╭──
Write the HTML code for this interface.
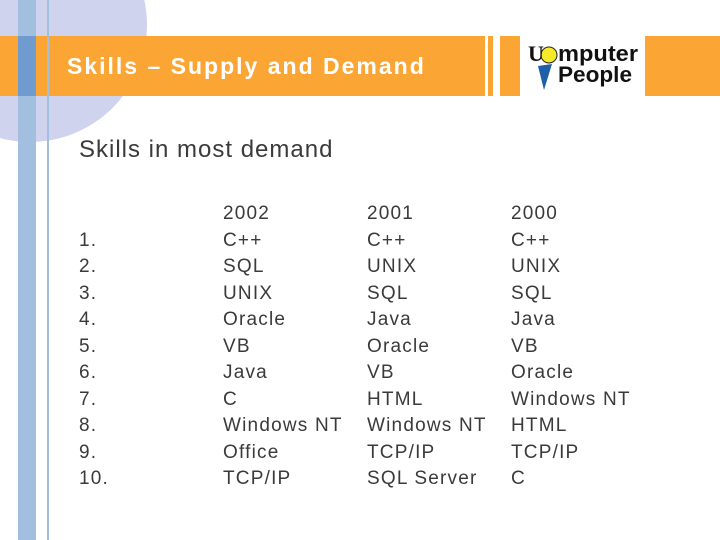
<!DOCTYPE html>
<html><head><meta charset="utf-8"><style>
body{margin:0;width:720px;height:540px;overflow:hidden;background:#fff;position:relative;font-family:"Liberation Sans",sans-serif}
div{position:absolute}
.t{color:#3a3a3a;font-size:19px;line-height:26.5px;white-space:pre;letter-spacing:1.2px}
</style></head><body>
<div style="left:0;top:0;width:150px;height:150px;overflow:hidden">
<div style="left:-87px;top:-92px;width:234px;height:234px;border-radius:50%;background:#d0d3ee"></div></div>
<div style="left:0;top:36px;width:485px;height:60px;background:#fba534"></div>
<div style="left:488px;top:36px;width:5px;height:60px;background:#fba534"></div>
<div style="left:500px;top:36px;width:20px;height:60px;background:#fba534"></div>
<div style="left:645px;top:36px;width:75px;height:60px;background:#fba534"></div>
<div style="left:18px;top:0;width:18px;height:540px;background:#a2bfe0"></div>
<div style="left:18px;top:36px;width:18px;height:60px;background:#6f9bcf"></div>
<div style="left:47px;top:0;width:2px;height:540px;background:#a2bfe0"></div>
<div style="left:67px;top:53px;font-size:23px;font-weight:bold;color:#fff;letter-spacing:2px;white-space:nowrap">Skills – Supply and Demand</div>
<div style="left:528px;top:40px;width:112px;height:52px">
<svg width="112" height="52"><circle cx="21" cy="15" r="8" fill="#f4ea2a" stroke="#222" stroke-width="1"/><polygon points="10,26 24,24 16,50" fill="#1f5fa8"/>
<text x="0" y="21" font-family="Liberation Serif,serif" font-weight="bold" font-size="22" fill="#111">U</text>
<text x="30" y="21" font-family="Liberation Sans Narrow,Liberation Sans,sans-serif" font-weight="bold" font-size="22" fill="#111" textLength="80" lengthAdjust="spacingAndGlyphs">mputer</text>
<text x="30" y="42" font-family="Liberation Sans Narrow,Liberation Sans,sans-serif" font-weight="bold" font-size="22" fill="#111" textLength="74" lengthAdjust="spacingAndGlyphs">People</text></svg></div>
<div style="left:79px;top:136px;font-size:24px;color:#3a3a3a;letter-spacing:1px;white-space:nowrap">Skills in most demand</div>
<div class="t" style="left:79px;top:201px">
1.
2.
3.
4.
5.
6.
7.
8.
9.
10.</div>
<div class="t" style="left:223px;top:201px">2002
C++
SQL
UNIX
Oracle
VB
Java
C
Windows NT
Office
TCP/IP</div>
<div class="t" style="left:367px;top:201px">2001
C++
UNIX
SQL
Java
Oracle
VB
HTML
Windows NT
TCP/IP
SQL Server</div>
<div class="t" style="left:511px;top:201px">2000
C++
UNIX
SQL
Java
VB
Oracle
Windows NT
HTML
TCP/IP
C</div>
</body></html>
╰──
--- WRITTEN EXERCISE ---
Repeat the data above exactly, but not the pictures.

--- THE SOLUTION ---
Write the HTML code for this interface.
<!DOCTYPE html>
<html><head><meta charset="utf-8"><style>
body{margin:0;width:720px;height:540px;overflow:hidden;background:#fff;position:relative;font-family:"Liberation Sans",sans-serif}
div{position:absolute}
.t{color:#3a3a3a;font-size:19px;line-height:26.5px;white-space:pre;letter-spacing:1.2px}
</style></head><body>
<div style="left:0;top:0;width:150px;height:150px;overflow:hidden">
<div style="left:-87px;top:-92px;width:234px;height:234px;border-radius:50%;background:#d0d3ee"></div></div>
<div style="left:0;top:36px;width:485px;height:60px;background:#fba534"></div>
<div style="left:488px;top:36px;width:5px;height:60px;background:#fba534"></div>
<div style="left:500px;top:36px;width:20px;height:60px;background:#fba534"></div>
<div style="left:645px;top:36px;width:75px;height:60px;background:#fba534"></div>
<div style="left:18px;top:0;width:18px;height:540px;background:#a2bfe0"></div>
<div style="left:18px;top:36px;width:18px;height:60px;background:#6f9bcf"></div>
<div style="left:47px;top:0;width:2px;height:540px;background:#a2bfe0"></div>
<div style="left:67px;top:53px;font-size:23px;font-weight:bold;color:#fff;letter-spacing:2px;white-space:nowrap">Skills – Supply and Demand</div>
<div style="left:528px;top:40px;width:112px;height:52px">
<svg width="112" height="52"><circle cx="21" cy="15" r="8" fill="#f4ea2a" stroke="#222" stroke-width="1"/><polygon points="10,26 24,24 16,50" fill="#1f5fa8"/>
<text x="0" y="21" font-family="Liberation Serif,serif" font-weight="bold" font-size="22" fill="#111">U</text>
<text x="30" y="21" font-family="Liberation Sans Narrow,Liberation Sans,sans-serif" font-weight="bold" font-size="22" fill="#111" textLength="80" lengthAdjust="spacingAndGlyphs">mputer</text>
<text x="30" y="42" font-family="Liberation Sans Narrow,Liberation Sans,sans-serif" font-weight="bold" font-size="22" fill="#111" textLength="74" lengthAdjust="spacingAndGlyphs">People</text></svg></div>
<div style="left:79px;top:136px;font-size:24px;color:#3a3a3a;letter-spacing:1px;white-space:nowrap">Skills in most demand</div>
<div class="t" style="left:79px;top:201px">
1.
2.
3.
4.
5.
6.
7.
8.
9.
10.</div>
<div class="t" style="left:223px;top:201px">2002
C++
SQL
UNIX
Oracle
VB
Java
C
Windows NT
Office
TCP/IP</div>
<div class="t" style="left:367px;top:201px">2001
C++
UNIX
SQL
Java
Oracle
VB
HTML
Windows NT
TCP/IP
SQL Server</div>
<div class="t" style="left:511px;top:201px">2000
C++
UNIX
SQL
Java
VB
Oracle
Windows NT
HTML
TCP/IP
C</div>
</body></html>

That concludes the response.